In short, it can be hard. One way is to have a "base" language that's parsed, and then have your typechecker produce a representation like the above that you then know is type correct. However, this does prevent typechecker bugs from sneaking through, which was our entire goal!

To some extent, this is kicking the bucket down the road - you are now relying that your "host language"'s typechecker is correct. However, this is a numbers game; if you're writing in OCaml or Haskell or similar, the chances of that are very very high unless you're using extremely weird features.
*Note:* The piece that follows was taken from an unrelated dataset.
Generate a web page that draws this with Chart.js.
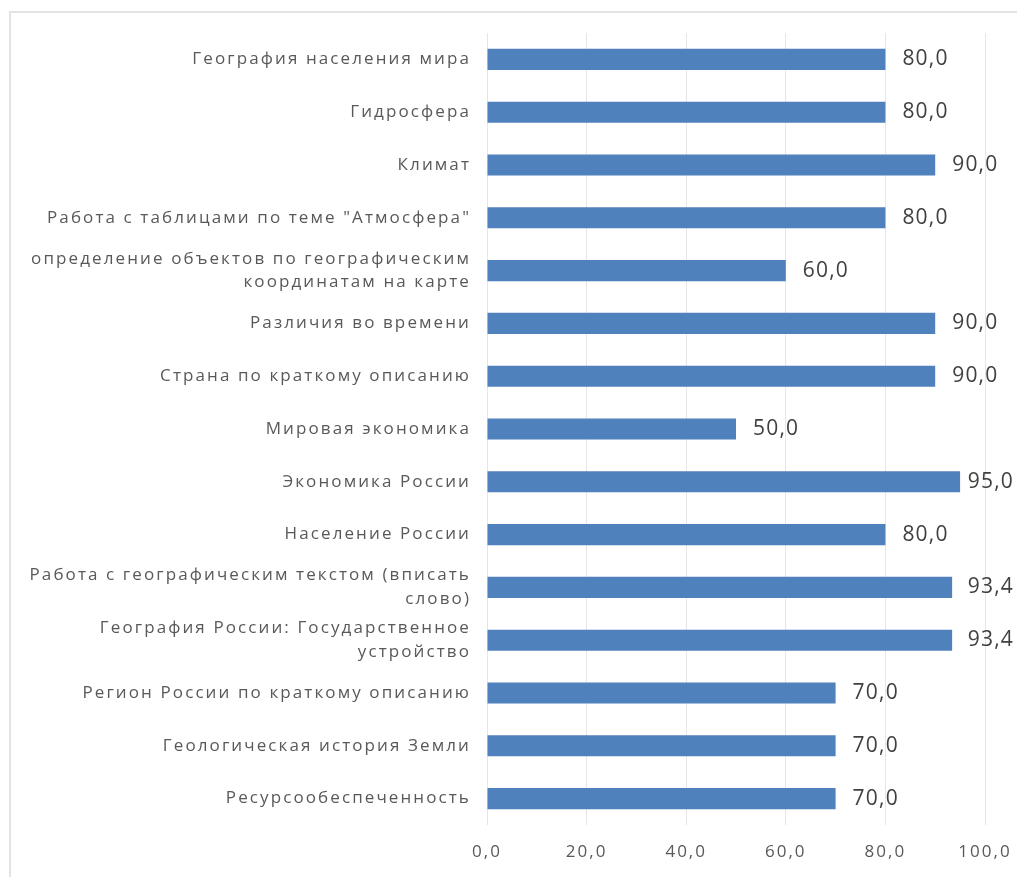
<!DOCTYPE html>
<html>
<head>
<meta charset="utf-8">
<script src="https://cdn.jsdelivr.net/npm/chart.js@4/dist/chart.umd.min.js"></script>
<style>
  body { margin: 0; background: #fff; overflow: hidden; }
  .frame { position: absolute; left: 9px; top: 11px; right: 0; bottom: 0; border-left: 2px solid #e3e3e3; border-top: 2px solid #e3e3e3; }
  .wrap { position: absolute; left: 0; top: 0; width: 1017px; height: 877px; }
</style>
</head>
<body>
<div class="frame"></div>
<div class="wrap"><canvas id="myChart"></canvas></div>
<script>
const topics = [
  'География населения мира',
  'Гидросфера',
  'Климат',
  'Работа с таблицами по теме "Атмосфера"',
  ['определение объектов по географическим', 'координатам на карте'],
  'Различия во времени',
  'Страна по краткому описанию',
  'Мировая экономика',
  'Экономика России',
  'Население России',
  ['Работа с географическим текстом (вписать', 'слово)'],
  ['География России: Государственное', 'устройство'],
  'Регион России по краткому описанию',
  'Геологическая история Земли',
  'Ресурсообеспеченность'
];
const scores = [80, 80, 90, 80, 60, 90, 90, 50, 95, 80, 93.4, 93.4, 70, 70, 70];
const xTicks = [0, 20, 40, 60, 80, 100];

const fmt = v => Number(v).toFixed(1).replace('.', ',');

// numbers at the end of each bar
const valueLabels = {
  id: 'valueLabels',
  afterDatasetsDraw(chart) {
    const c = chart.ctx;
    const meta = chart.getDatasetMeta(0);
    c.save();
    c.font = '21px "Open Sans"';
    c.letterSpacing = '1.2px';
    c.fillStyle = '#404040';
    c.textBaseline = 'middle';
    c.textAlign = 'left';
    meta.data.forEach((bar, i) => {
      const txt = fmt(scores[i]);
      const w = c.measureText(txt).width;
      let x = bar.x + 17;
      if (x + w > chart.width - 3) x = chart.width - 3 - w;
      c.fillText(txt, x, bar.y);
    });
    c.restore();
  }
};

// Excel-like spaced text on both axes
function spaceOut(chart, scale, gap) {
  if (scale._spaced) return;
  const orig = scale.drawLabels;
  scale.drawLabels = function (area) {
    chart.ctx.save();
    chart.ctx.letterSpacing = gap;
    orig.call(this, area);
    chart.ctx.restore();
  };
  scale._spaced = true;
}
const spacedTicks = {
  id: 'spacedTicks',
  afterLayout(chart) {
    spaceOut(chart, chart.scales.x, '2px');
    spaceOut(chart, chart.scales.y, '2.1px');
  }
};

const ctx = document.getElementById('myChart').getContext('2d');
new Chart(ctx, {
  type: 'bar',
  data: {
    labels: topics,
    datasets: [{
      data: scores,
      backgroundColor: '#4f81bd',
      barPercentage: 0.4,
      categoryPercentage: 1
    }]
  },
  options: {
    indexAxis: 'y',
    responsive: true,
    maintainAspectRatio: false,
    animation: false,
    layout: { padding: { top: 33, right: 32, left: 0, bottom: 0 } },
    plugins: { legend: { display: false }, tooltip: { enabled: false } },
    scales: {
      x: {
        min: 0,
        max: 100,
        afterBuildTicks: s => { s.ticks = xTicks.map(v => ({ value: v })); },
        afterFit: s => { s.height = 52; s.paddingLeft = 0; s.paddingRight = 0; },
        grid: { color: '#e6e6e6', drawTicks: false },
        border: { display: false },
        ticks: {
          padding: 17,
          color: '#595959',
          font: { family: '"Open Sans"', size: 17 },
          callback: v => fmt(v)
        }
      },
      y: {
        afterFit: s => { s.width = 487; },
        grid: { display: false, drawTicks: false },
        border: { display: false },
        ticks: {
          autoSkip: false,
          padding: 16,
          color: '#595959',
          font: { family: '"Open Sans"', size: 17, lineHeight: 1.4 }
        }
      }
    }
  },
  plugins: [valueLabels, spacedTicks]
});
</script>
</body>
</html>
Aside: Denotional semantics

The astute may have noted that this is essentially a version of denotional semantics. We're interpreting into the type-safe domain of the host language to ensure that the types always line up (as they must, for the interpretation to succeed, and the typechecker of the host language ensures that).

All code

All the code in one block, for pasting.
type _ expr =
  | Lit : int -> int expr
  | Bool : bool -> bool expr
  | Add : int expr * int expr -> int expr
  | Negate : int expr -> int expr
  | Leq : int expr * int expr -> bool expr
  | If : bool expr * 'a expr * 'a expr -> 'a expr
  | Lam : ('a expr -> 'b expr) -> ('a expr -> 'b expr) expr
  | Apply : ('a expr -> 'b expr) expr * 'a expr -> 'b expr
  | Pair : 'a expr * 'b expr -> ('a * 'b) expr
  | Fst : ('a * 'b) expr -> 'a expr
  | Snd : ('a * 'b) expr -> 'b expr;;

let rec eval : type t. t expr -> t = fun x ->
  match x with
  | Lit a -> a
  | Bool b -> b
  | Add (a,b) -> eval a + eval b
  | Negate a -> - (eval a)
  | Leq (a,b) -> (eval a) <= (eval b)
  | If (cond,l,r) -> (if (eval cond) then (eval l) else (eval r))
  | Lam f -> (fun x -> f x)
  | Apply (f,x) -> eval ((eval f) x)
  | Pair (a,b) -> (eval a, eval b)
  | Fst a -> fst (eval a)
  | Snd a -> snd (eval a);;
  1. No, I won't do the same joke twice. Most of the time.

  2. I am not going into what "ADT" stands for, as it's a whole nother debate.

  3. It may for example eagerly infer (yes, 'a) maybe -> (yes, 'a) maybe, which is a type error, as we also want to handle the (no, 'a) maybe Nothing case.

  4. Higher-order abstract syntax. A bit too in-depth to explore in full right now, but worth exploring.